State of Alaska research library, collections and services

The Alaska State Library and Historical Collections and Talking Book Center are located on the second floor of the Andrew P. Kashevaroff Building in Juneau, Alaska.

==Mission statement==
The Alaska State Library:
- promotes and coordinates library services to the community of Alaskan libraries,
- serves as the primary research library for state government, and
- collects, preserves, and makes accessible Alaska-related materials.

==About the Library==
The State Library coordinates library services throughout the state and serves as the information resource for the state government and the Legislature. It includes the Historical Section, which collects Alaskana and preserves private papers and materials of historical value to the state. The State Library also collects, catalogs and makes available state agency publications. This is done through the Alaska State Publications program, which distributes the publications to depository libraries throughout the state.

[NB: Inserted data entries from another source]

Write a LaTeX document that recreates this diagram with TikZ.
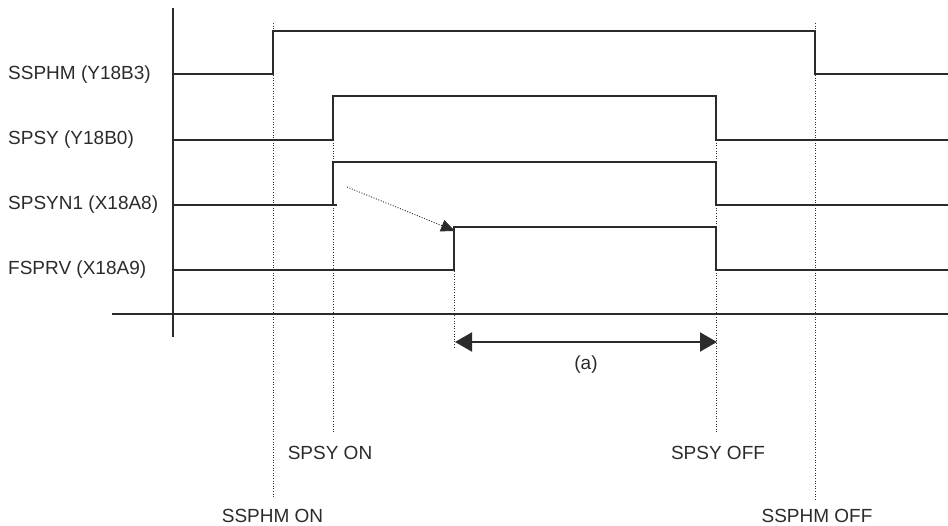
\documentclass[tikz,border=0pt]{standalone}
\usepackage{fontspec}
\setmainfont{Liberation Sans}
\usetikzlibrary{arrows.meta}
\definecolor{ink}{HTML}{2B2B2B}
\begin{document}
\begin{tikzpicture}[x=1pt,y=-1pt,
  sig/.style={draw=ink,line width=2pt,line join=miter},
  axis/.style={draw=ink,line width=1.4pt},
  guide/.style={draw=ink,line width=0.9pt,dash pattern=on 1pt off 1.6pt},
  lbl/.style={font=\fontsize{19}{22}\selectfont,text=ink,inner sep=0pt},
  ]
\useasboundingbox (0,0) rectangle (948,526);
% axes
\draw[axis] (173,8) -- (173,337);
\draw[axis] (112,314) -- (948,314);
% guide lines
\draw[guide] (273,23) -- (273,498);
\draw[guide] (333,96) -- (333,433);
\draw[guide] (454,227) -- (454,347);
\draw[guide] (716,96) -- (716,433);
\draw[guide] (815,23) -- (815,500);
% signals
\draw[sig] (173,74) -- (273,74) -- (273,31) -- (815,31) -- (815,74) -- (948,74);
\draw[sig] (173,140) -- (333,140) -- (333,96) -- (716,96) -- (716,140) -- (948,140);
\draw[sig] (173,205) -- (337,205);
\draw[sig] (333,205) -- (333,162) -- (716,162) -- (716,205) -- (948,205);
\draw[sig] (173,270) -- (454,270) -- (454,227) -- (716,227) -- (716,270) -- (948,270);
% labels left
\node[lbl,anchor=west] (l1) at (8,74.5) {SSPHM (Y18B3)};
\node[lbl,anchor=west] (l2) at (8,140) {SPSY (Y18B0)};
\node[lbl,anchor=west] (l3) at (8,205) {SPSYN1 (X18A8)};
\node[lbl,anchor=west] (l4) at (8,270) {FSPRV (X18A9)};
% causal arrow
\coordinate (cs) at (347,187);
\coordinate (ce) at (455,231);
\draw[guide,-{Triangle[length=14pt,width=12pt]}] (cs) -- (ce);
% duration
\coordinate (da) at (455,342);
\coordinate (db) at (717,342);
\draw[draw=ink,line width=2pt,{Triangle[length=17pt,width=19pt]}-{Triangle[length=17pt,width=19pt]}] (da) -- (db);
\node[lbl] (a) at (586,365) {(a)};
% bottom labels
\node[lbl] (son) at (330,453) {SPSY ON};
\node[lbl] (soff) at (718,453) {SPSY OFF};
\node[lbl] (hon) at (272.5,516) {SSPHM ON};
\node[lbl] (hoff) at (817,516) {SSPHM OFF};
\end{tikzpicture}
\end{document}
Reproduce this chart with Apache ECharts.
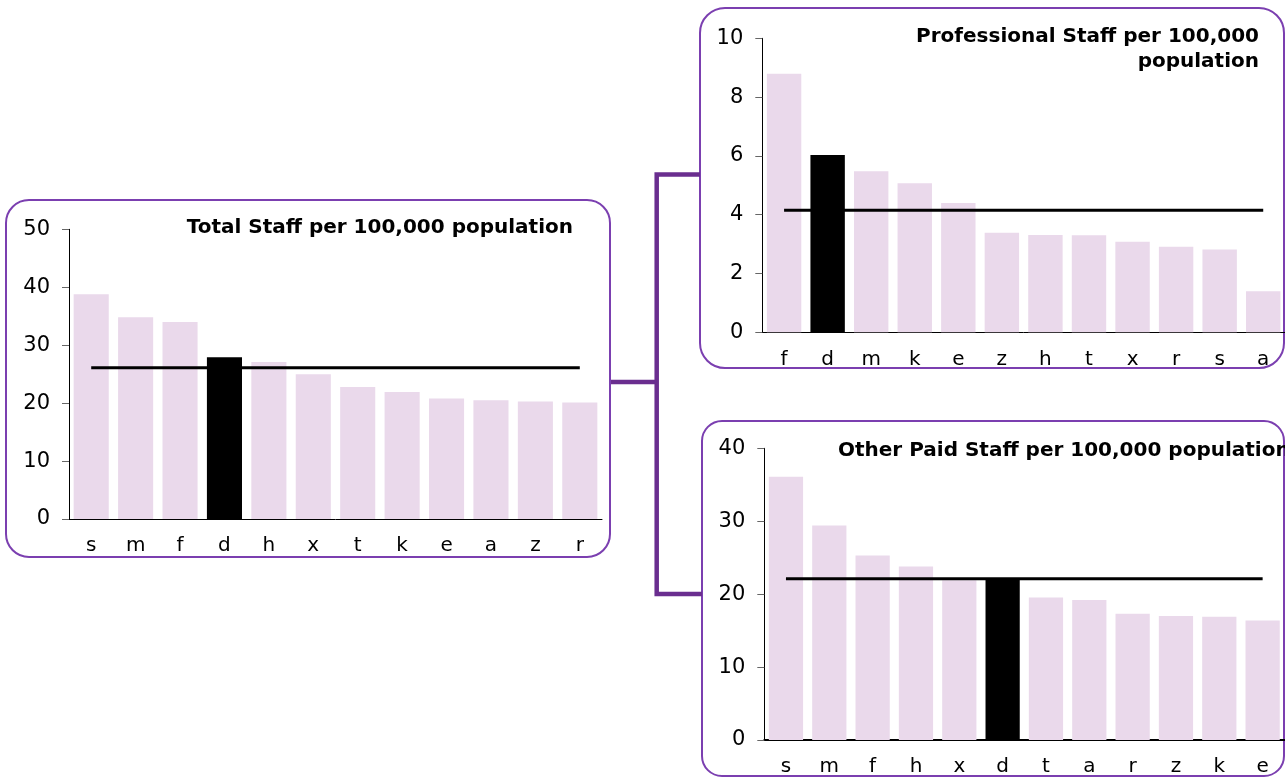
<!DOCTYPE html>
<html>
<head>
<meta charset="utf-8">
<script src="https://cdn.jsdelivr.net/npm/echarts@6/dist/echarts.min.js"></script>
<style>
  html, body { margin: 0; padding: 0; background: #ffffff; }
  #chart { width: 1285px; height: 777px; }
</style>
</head>
<body>
<div id="chart"></div>
<script>
// ---- Data ----
const totalCategories = ['s', 'm', 'f', 'd', 'h', 'x', 't', 'k', 'e', 'a', 'z', 'r'];
const totalValues = [38.8, 34.8, 34.0, 27.9, 27.1, 25.0, 22.8, 21.9, 20.8, 20.5, 20.3, 20.1];
const totalAverage = 26.1;

const profCategories = ['f', 'd', 'm', 'k', 'e', 'z', 'h', 't', 'x', 'r', 's', 'a'];
const profValues = [8.79, 6.03, 5.48, 5.07, 4.40, 3.39, 3.31, 3.30, 3.08, 2.91, 2.82, 1.40];
const profAverage = 4.15;

const otherCategories = ['s', 'm', 'f', 'h', 'x', 'd', 't', 'a', 'r', 'z', 'k', 'e'];
const otherValues = [36.1, 29.4, 25.3, 23.8, 21.9, 22.0, 19.55, 19.2, 17.3, 17.0, 16.9, 16.4];
const otherAverage = 22.1;

const highlightCategory = 'd';

const totalTitle = 'Total Staff per 100,000 population';
const profTitle = 'Professional Staff per 100,000\npopulation';
const otherTitle = 'Other Paid Staff per 100,000 population';

// ---- Styles ----
const FONT = 'DejaVu Sans';
const BAR_COLOR = '#EAD9EB';
const HIGHLIGHT_COLOR = '#000000';
const BOX_COLOR = '#7B3FB0';
const CONNECTOR_COLOR = '#6A2E8F';

function barData(cats, vals) {
  return vals.map((v, i) => ({
    value: v,
    itemStyle: { color: cats[i] === highlightCategory ? HIGHLIGHT_COLOR : BAR_COLOR }
  }));
}

function avgLine(cats, avg) {
  return [[cats[0], avg], [cats[cats.length - 1], avg]];
}

const grids = [
  { left: 69, top: 229.3, width: 533, height: 289.7 },
  { left: 762.3, top: 38.3, width: 526, height: 294 },
  { left: 764.3, top: 448.3, width: 520, height: 293.4 }
];

function xAxisFor(idx, cats, axisWidth) {
  return {
    type: 'category',
    gridIndex: idx,
    data: cats,
    axisLine: { lineStyle: { color: '#000', width: axisWidth } },
    axisTick: { show: false },
    axisLabel: { fontFamily: FONT, fontSize: 20, color: '#000', margin: 17 }
  };
}

function yAxisFor(idx, max, interval) {
  return {
    type: 'value',
    gridIndex: idx,
    min: 0,
    max: max,
    interval: interval,
    splitLine: { show: false },
    axisLine: { show: true, lineStyle: { color: '#000', width: 1 } },
    axisTick: { show: true, length: 7, lineStyle: { color: '#666' } },
    axisLabel: { fontFamily: FONT, fontSize: 21, color: '#000', margin: 19 }
  };
}

function barSeries(idx, cats, vals) {
  return {
    type: 'bar',
    xAxisIndex: idx,
    yAxisIndex: idx,
    data: barData(cats, vals),
    barCategoryGap: '21%',
    silent: true,
    z: 2
  };
}

function lineSeries(idx, cats, avg) {
  return {
    type: 'line',
    xAxisIndex: idx,
    yAxisIndex: idx,
    data: avgLine(cats, avg),
    symbol: 'none',
    lineStyle: { color: '#000', width: 3 },
    silent: true,
    z: 3
  };
}

const titleStyle = { fontFamily: FONT, fontSize: 20, fontWeight: 'bold', color: '#000', lineHeight: 25 };

const option = {
  animation: false,
  backgroundColor: '#ffffff',
  title: [
    { text: totalTitle, left: 573, top: 215, textAlign: 'right', textStyle: titleStyle, padding: 0 },
    { text: profTitle, left: 1259, top: 24, textAlign: 'right', textStyle: Object.assign({}, titleStyle, { align: 'right' }), padding: 0 },
    { text: otherTitle, left: 838, top: 438, textStyle: titleStyle, padding: 0 }
  ],
  grid: grids,
  xAxis: [
    xAxisFor(0, totalCategories, 1),
    xAxisFor(1, profCategories, 1),
    xAxisFor(2, otherCategories, 2)
  ],
  yAxis: [
    yAxisFor(0, 50, 10),
    yAxisFor(1, 10, 2),
    yAxisFor(2, 40, 10)
  ],
  series: [
    barSeries(0, totalCategories, totalValues),
    lineSeries(0, totalCategories, totalAverage),
    barSeries(1, profCategories, profValues),
    lineSeries(1, profCategories, profAverage),
    barSeries(2, otherCategories, otherValues),
    lineSeries(2, otherCategories, otherAverage)
  ],
  graphic: [
    { type: 'rect', shape: { x: 6, y: 200, width: 604, height: 357, r: 23 }, style: { fill: null, stroke: BOX_COLOR, lineWidth: 2 }, z: 0 },
    { type: 'rect', shape: { x: 700, y: 8, width: 584, height: 360, r: 25 }, style: { fill: null, stroke: BOX_COLOR, lineWidth: 2 }, z: 0 },
    { type: 'rect', shape: { x: 702, y: 421, width: 582, height: 355, r: 20 }, style: { fill: null, stroke: BOX_COLOR, lineWidth: 2 }, z: 0 },
    { type: 'polyline', shape: { points: [[700, 174.5], [656.7, 174.5], [656.7, 594], [702, 594]] }, style: { fill: null, stroke: CONNECTOR_COLOR, lineWidth: 4.5 }, z: 0 },
    { type: 'line', shape: { x1: 611, y1: 382, x2: 656.7, y2: 382 }, style: { stroke: CONNECTOR_COLOR, lineWidth: 4.5 }, z: 0 }
  ]
};

const chart = echarts.init(document.getElementById('chart'), null, { renderer: 'canvas' });
chart.setOption(option);
</script>
</body>
</html>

The State Library administers federal and state grants for public library construction and services. It coordinates the Alaska Library Network (ALN), which provides interlibrary loans, cooperative collection development, and resource sharing among libraries. The Governor's Advisory Council on Libraries advises on the federal long-range spending plan.

Since 1950, the library has offered a mail service that will transport books to patrons in remote areas of the state. This service is currently offered through the Alaska Library Extension program at the Juneau Public Libraries.

==Talking Book Center==
The Alaska Talking Book Center provides audio books, large print, and Braille materials to people who are blind or have visual, physical, or reading impairments that make it difficult for them to read traditional books.  Materials are downloadable or can be shipped.  The program serves the entire state, includes necessary equipment, and is completely free, including shipping both directions.